Shortly before the global financial crisis in the late 2000s, Germany’s savings banks still had to endure scorn and mockery. These banks had a 200-year history that seemed out of date, relics in a brave new world of high finance and higher-flying investment bankers.
The near-collapse of the banking system has led to a rethinking. Suddenly the savings banks – which are decentralized, operate locally and are committed to lending to the communities that own them – are being seen as a role model by some countries hoping to break their reliance on a few large “too-big-to-fail” banks that dominate their economy and cost taxpayers billions.
Now, even in the economic superpower of China may be getting in on the act. On Tuesday, the German Savings Banks Association (DSGV) and the China Banking Association (CBA) signed a cooperation deal designed to promote talks between locally-orientated commercial banks in China and their German counterparts.
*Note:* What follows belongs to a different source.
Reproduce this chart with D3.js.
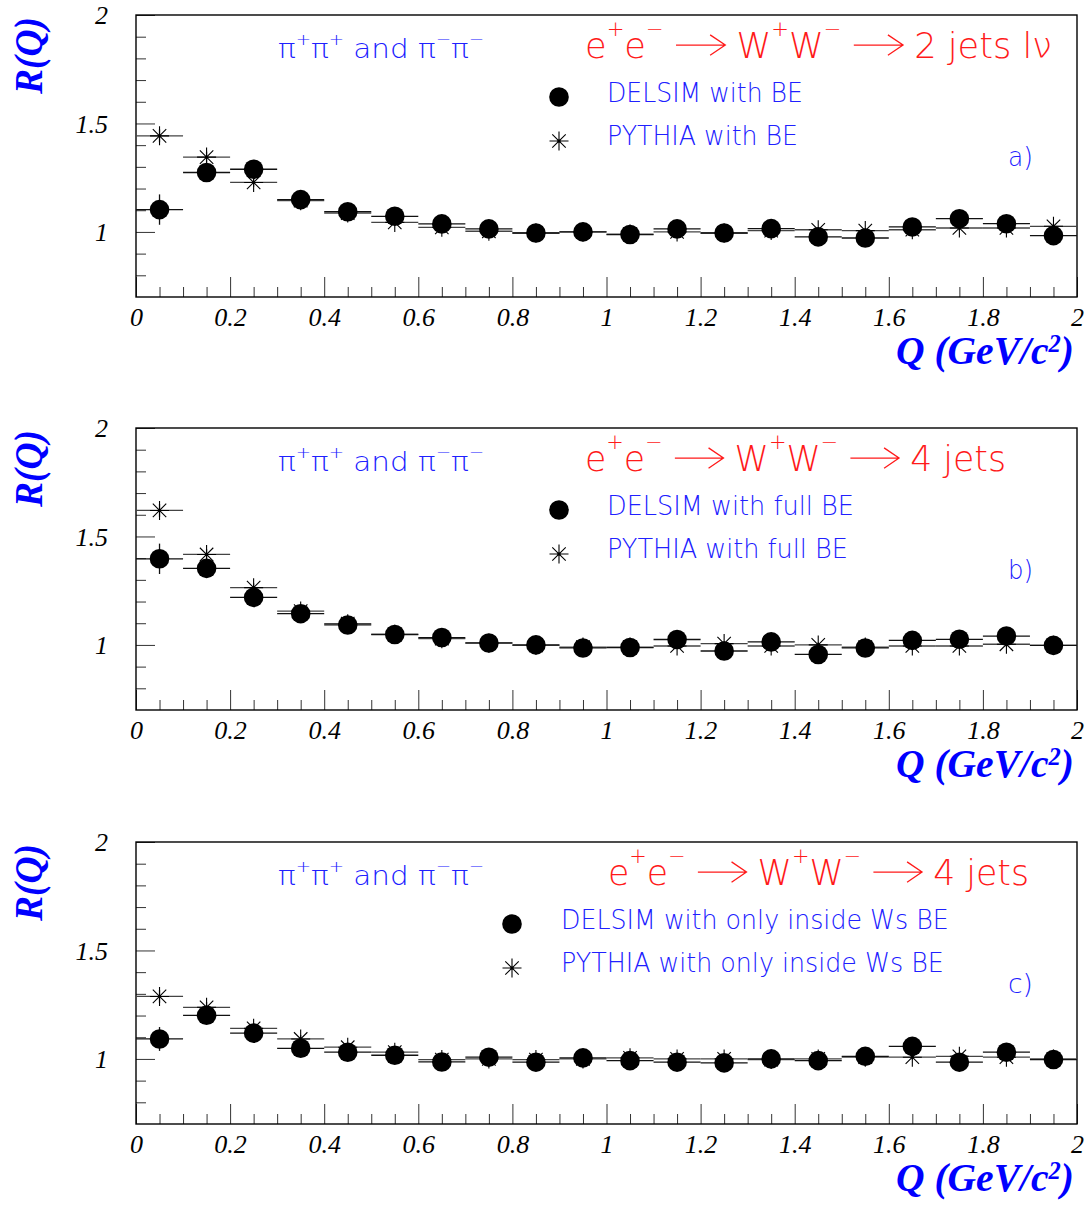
<!DOCTYPE html>
<html><head><meta charset="utf-8">
<script src="https://cdn.jsdelivr.net/npm/d3@7"></script>
<style>html,body{margin:0;padding:0;background:#fff;} svg{display:block}</style>
</head><body>
<svg id="chart" width="1088" height="1207"></svg>
<script>
// ---------------- data ----------------
const binCenters = [0.05,0.15,0.25,0.35,0.45,0.55,0.65,0.75,0.85,0.95,1.05,1.15,1.25,1.35,1.45,1.55,1.65,1.75,1.85,1.95];
const binHalfWidth = 0.05;
const xTickValues = [0,0.2,0.4,0.6,0.8,1,1.2,1.4,1.6,1.8,2];
const xTickLabels = ["0","0.2","0.4","0.6","0.8","1","1.2","1.4","1.6","1.8","2"];
const yTickValues = [1,1.5,2];
const yTickLabels = ["1","1.5","2"];

const delsimA = [1.103,1.274,1.289,1.149,1.093,1.072,1.037,1.014,0.995,1.000,0.988,1.014,0.995,1.015,0.977,0.972,1.023,1.061,1.038,0.983];
const pythiaA = [1.443,1.345,1.228,1.144,1.087,1.044,1.021,1.003,0.995,1.000,0.990,1.000,0.995,1.006,1.010,1.006,1.010,1.018,1.018,1.026];
const delsimB = [1.397,1.353,1.219,1.144,1.092,1.048,1.034,1.009,1.000,0.986,0.988,1.025,0.972,1.014,0.956,0.986,1.021,1.026,1.041,0.998];
const pythiaB = [1.620,1.417,1.264,1.156,1.098,1.049,1.029,1.008,0.998,0.990,0.990,0.995,1.006,0.995,1.000,0.990,0.995,0.995,1.003,0.998];
const delsimC = [1.092,1.201,1.119,1.049,1.031,1.017,0.986,1.008,0.985,1.005,0.992,0.985,0.982,1.000,0.992,1.012,1.058,0.985,1.031,0.997];
const pythiaC = [1.288,1.238,1.141,1.092,1.054,1.031,0.997,1.000,0.997,1.000,1.005,1.000,1.000,0.997,1.000,1.008,1.008,1.012,1.008,1.000];

const delsimErrA = [0.070,0.040,0.035,0.030,0.025,0.022,0.020,0.020,0.020,0.020,0.020,0.020,0.020,0.020,0.020,0.020,0.020,0.020,0.020,0.020];
const delsimErrB = [0.070,0.040,0.035,0.030,0.025,0.022,0.020,0.020,0.020,0.020,0.020,0.020,0.020,0.020,0.020,0.020,0.020,0.020,0.020,0.020];
const delsimErrC = [0.055,0.040,0.035,0.030,0.025,0.022,0.020,0.020,0.020,0.020,0.020,0.020,0.020,0.020,0.020,0.020,0.020,0.020,0.020,0.020];
const pythiaErrA = [0.030,0.025,0.020,0.018,0.015,0.015,0.012,0.012,0.012,0.012,0.012,0.012,0.012,0.012,0.012,0.012,0.012,0.012,0.012,0.012];
const pythiaErrB = [0.030,0.025,0.020,0.018,0.015,0.015,0.012,0.012,0.012,0.012,0.012,0.012,0.012,0.012,0.012,0.012,0.012,0.012,0.012,0.012];
const pythiaErrC = [0.030,0.025,0.020,0.018,0.015,0.015,0.012,0.012,0.012,0.012,0.012,0.012,0.012,0.012,0.012,0.012,0.012,0.012,0.012,0.012];

const panelLetters = ["a)","b)","c)"];
const finalStates = ["2 jets l\u03BD","4 jets","4 jets"];
const delsimLegend = ["DELSIM with BE","DELSIM with full BE","DELSIM with only inside Ws BE"];
const pythiaLegend = ["PYTHIA with BE","PYTHIA with full BE","PYTHIA with only inside Ws BE"];
const xTitle = ["Q (GeV/c","2",")"];
const yTitle = "R(Q)";

// ---------------- layout ----------------
const svg = d3.select("#chart");
const L = 136, R = 1077, H = 282;
const tops = [15, 428, 842];
const x = d3.scaleLinear().domain([0, 2]).range([L, R]);
const lightFont = "'DejaVu Sans', 'Open Sans', sans-serif";
const serif = "'Liberation Serif', 'Times New Roman', serif";

const panels = [
  {d: delsimA, p: pythiaA, de: delsimErrA, pe: pythiaErrA, titleX: 585, titleW: 467, legX: 559, legTextX: 607, legW: [196, 191]},
  {d: delsimB, p: pythiaB, de: delsimErrB, pe: pythiaErrB, titleX: 585, titleW: 421, legX: 559, legTextX: 607, legW: [247, 241]},
  {d: delsimC, p: pythiaC, de: delsimErrC, pe: pythiaErrC, titleX: 608, titleW: 421, legX: 512, legTextX: 561, legW: [388, 383]}
];

function rich(parent, parts, o) {
  const g = parent.append("g");
  const t = g.append("text").attr("font-family", o.family).attr("font-size", o.size)
    .attr("font-weight", o.weight || "normal").attr("font-style", o.style || "normal")
    .attr("fill", o.fill).style("white-space", "pre");
  let cx = 0; const arrows = [];
  parts.forEach(p => {
    if (p.arrow) {
      cx += o.size * 0.35; arrows.push(cx); cx += o.size * 1.4 + o.size * 0.32;
    } else {
      const sup = !!p.sup;
      const ts = t.append("tspan").attr("x", cx).attr("y", sup ? o.size * o.supShift : 0)
        .attr("font-size", sup ? o.size * o.supScale : o.size).text(p.t);
      cx += ts.node().getComputedTextLength();
    }
  });
  arrows.forEach(ax => {
    const len = o.size * 1.4, yy = -o.size * 0.37, hb = o.size * 0.43, hh = o.size * 0.29;
    g.append("path")
      .attr("d", `M${ax},${yy}H${ax + len}M${ax + len - hb},${yy - hh}L${ax + len},${yy}L${ax + len - hb},${yy + hh}`)
      .attr("fill", "none").attr("stroke", o.fill).attr("stroke-width", 1.3)
      .attr("vector-effect", "non-scaling-stroke");
  });
  const s = o.width ? o.width / cx : 1;
  const w = cx * s;
  const x0 = o.anchor === "end" ? o.x - w : o.x;
  g.attr("transform", `translate(${x0},${o.y}) scale(${s},1)`);
  return g;
}

function star(g, cx, cy, r) {
  const d = r * Math.SQRT1_2;
  g.append("path")
    .attr("d", `M${cx - r},${cy}H${cx + r}M${cx},${cy - r}V${cy + r}M${cx - d},${cy - d}L${cx + d},${cy + d}M${cx - d},${cy + d}L${cx + d},${cy - d}`)
    .attr("stroke", "#000").attr("stroke-width", 1.1).attr("fill", "none");
  g.append("circle").attr("cx", cx).attr("cy", cy).attr("r", 1.6).attr("fill", "#000");
}

panels.forEach((P, i) => {
  const top = tops[i], bottom = top + H;
  const y = d3.scaleLinear().domain([0.7, 2]).range([bottom, top]);
  const g = svg.append("g");

  // ticks
  const yMinor = d3.range(8, 20).map(v => v / 10).filter(v => v !== 1 && v !== 1.5);
  g.append("g").attr("transform", `translate(${L},0)`)
    .call(d3.axisLeft(y).tickValues(yMinor).tickSizeInner(-10).tickSizeOuter(0).tickFormat(""))
    .call(a => a.select(".domain").remove()).selectAll("line").attr("stroke", "#333");
  g.append("g").attr("transform", `translate(${L},0)`)
    .call(d3.axisLeft(y).tickValues(yTickValues).tickSizeInner(-19).tickSizeOuter(0).tickPadding(28)
      .tickFormat((d, k) => yTickLabels[k]))
    .call(a => a.select(".domain").remove())
    .call(a => a.selectAll("line").attr("stroke", "#333"))
    .call(a => a.selectAll("text").attr("font-family", serif).attr("font-style", "italic")
      .attr("font-size", 26).attr("fill", "#000").attr("dy", "0.33em"));

  const xMinor = d3.range(1, 40).map(v => v / 20).filter(v => Math.abs(v * 5 - Math.round(v * 5)) > 1e-6);
  g.append("g").attr("transform", `translate(0,${bottom})`)
    .call(d3.axisBottom(x).tickValues(xMinor).tickSizeInner(-10).tickSizeOuter(0).tickFormat(""))
    .call(a => a.select(".domain").remove()).selectAll("line").attr("stroke", "#333");
  g.append("g").attr("transform", `translate(0,${bottom})`)
    .call(d3.axisBottom(x).tickValues(xTickValues).tickSizeInner(-20).tickSizeOuter(0).tickPadding(11)
      .tickFormat((d, k) => xTickLabels[k]))
    .call(a => a.select(".domain").remove())
    .call(a => a.selectAll("line").attr("stroke", "#333"))
    .call(a => a.selectAll("text").attr("font-family", serif).attr("font-style", "italic")
      .attr("font-size", 26).attr("fill", "#000"));

  // frame
  g.append("rect").attr("x", L).attr("y", top).attr("width", R - L).attr("height", H)
    .attr("fill", "none").attr("stroke", "#000").attr("stroke-width", 1.4);

  // PYTHIA series (stars)
  const pg = g.append("g");
  binCenters.forEach((q, k) => {
    pg.append("line").attr("x1", x(q - binHalfWidth)).attr("x2", x(q + binHalfWidth))
      .attr("y1", y(P.p[k])).attr("y2", y(P.p[k])).attr("stroke", "#444").attr("stroke-width", 1.3);
    pg.append("line").attr("x1", x(q)).attr("x2", x(q))
      .attr("y1", y(P.p[k] - P.pe[k])).attr("y2", y(P.p[k] + P.pe[k])).attr("stroke", "#444").attr("stroke-width", 1.3);
    star(pg, x(q), y(P.p[k]), 9.5);
  });
  // DELSIM series (dots)
  const dg = g.append("g");
  binCenters.forEach((q, k) => {
    dg.append("line").attr("x1", x(q - binHalfWidth)).attr("x2", x(q + binHalfWidth))
      .attr("y1", y(P.d[k])).attr("y2", y(P.d[k])).attr("stroke", "#111").attr("stroke-width", 1.3);
    dg.append("line").attr("x1", x(q)).attr("x2", x(q))
      .attr("y1", y(P.d[k] - P.de[k])).attr("y2", y(P.d[k] + P.de[k])).attr("stroke", "#111").attr("stroke-width", 1.3);
    dg.append("circle").attr("cx", x(q)).attr("cy", y(P.d[k])).attr("r", 9.8).attr("fill", "#000");
  });

  // texts
  rich(g, [{t: "\u03C0"}, {t: "+", sup: 1}, {t: "\u03C0"}, {t: "+", sup: 1}, {t: " and \u03C0"}, {t: "\u2212", sup: 1}, {t: "\u03C0"}, {t: "\u2212", sup: 1}],
    {family: lightFont, weight: 200, size: 26, supScale: 0.62, supShift: -0.5, fill: "#2020ff", x: 278, y: top + 43, width: 206});
  rich(g, [{t: "e"}, {t: "+", sup: 1}, {t: "e"}, {t: "\u2212", sup: 1}, {arrow: 1}, {t: "W"}, {t: "+", sup: 1}, {t: "W"}, {t: "\u2212", sup: 1}, {arrow: 1}, {t: finalStates[i]}],
    {family: lightFont, weight: 200, size: 35, supScale: 0.6, supShift: -0.62, fill: "#ff1a1a", x: P.titleX, y: top + 43, width: P.titleW});

  // legend
  g.append("circle").attr("cx", P.legX).attr("cy", top + 82).attr("r", 9.8).attr("fill", "#000");
  star(g, P.legX, top + 126, 9.5);
  rich(g, [{t: delsimLegend[i]}], {family: lightFont, weight: 200, size: 26, fill: "#2020ff", x: P.legTextX, y: top + 87, width: P.legW[0]});
  rich(g, [{t: pythiaLegend[i]}], {family: lightFont, weight: 200, size: 26, fill: "#2020ff", x: P.legTextX, y: top + 130, width: P.legW[1]});
  rich(g, [{t: panelLetters[i]}], {family: lightFont, weight: 200, size: 26, fill: "#2020ff", x: 1008, y: top + 151, width: 25});

  // axis titles
  g.append("text").attr("transform", `translate(42,${top + 2}) rotate(-90)`)
    .attr("text-anchor", "end").attr("font-family", serif).attr("font-style", "italic").attr("font-weight", "bold")
    .attr("font-size", 40).attr("fill", "#0000ff").attr("textLength", 77).attr("lengthAdjust", "spacingAndGlyphs").text(yTitle);
  rich(g, [{t: xTitle[0]}, {t: xTitle[1], sup: 1}, {t: xTitle[2]}],
    {family: serif, style: "italic", weight: "bold", size: 40, supScale: 0.62, supShift: -0.3, fill: "#0000ff", x: 1074, y: bottom + 67, width: 178, anchor: "end"});
});
</script>
</body></html>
Bankers in the world’s second-largest economy believe Europe’s largest economy may offer clues to how to set up a viable banking system for the future.
It’s an old concept that seems to be enjoying a renaissance. From Britain to Greece, from Iceland to Cuba, governments and think tanks are toying with the development of smaller, regional banks to break the stranglehold of the world’s largest global investment banks and stem the threat of another global financial crisis.
While Germany’s savings banks are far from a perfect model, they just might be the best test case.